The US Court of Appeals for the Second Circuit Tuesday reversed insider trading convictions against four defendants over leaks from a US healthcare agency. In the 2-1 decision, the court dismissed various fraud and theft charges against former hedge-fund partners Theodore Huber and Robert Olan, political intelligence consultant David Blaszczak and former US Centers for Medicare and Medicaid Services (CMS) employee Christopher Worrall.
The 2018 convictions were called for reconsideration following the 2020 US Supreme Court decision in Kelly v. United States, which clarified federal fraud laws for the misuse of property. The court cited the US Supreme Court, stating that confidential information held by the agency was not considered “property” or a “thing of value” in support of the charges.
Judge Richard Sullivan dissented from the majority’s conclusion. Sullivan claimed that the ruling “effectively permits sophisticated insiders to leverage their access to confidential government information and sell it to the highest bidders – in this case, hedge funds that used the confidential information to make millions shorting the stocks of public companies affected by CMS’s regulations.”
The court also set aside further charges for conspiracy against Blaszczak, Huber and Olan. The court ordered further proceedings to determine whether the convictions are founded on conduct that is no longer considered criminal.

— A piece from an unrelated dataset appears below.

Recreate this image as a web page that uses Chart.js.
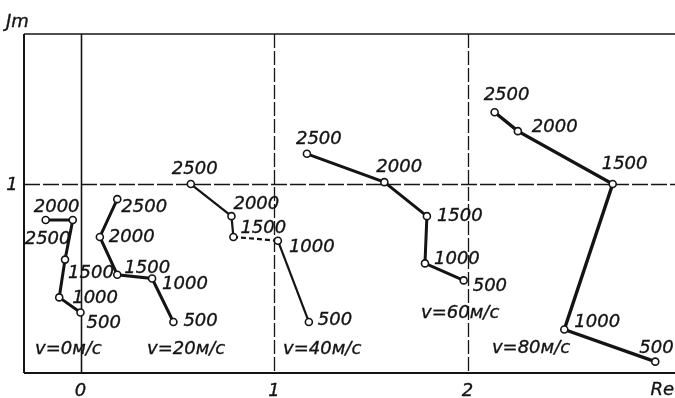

Prosecutors said that in a scheme running from 2012 to 2014, Worrall informed Blaszczak of proposed changes to CMS’s rates of reimbursement for certain types of medical care. Blaszczak passed this information to a partner at Deerfield, which was then used to engage in sales for stocks in companies that would be affected by these changes. The Securities and Exchange Commission (SEC) estimated that the hedge-fund made $3.9 million in profits from this scheme.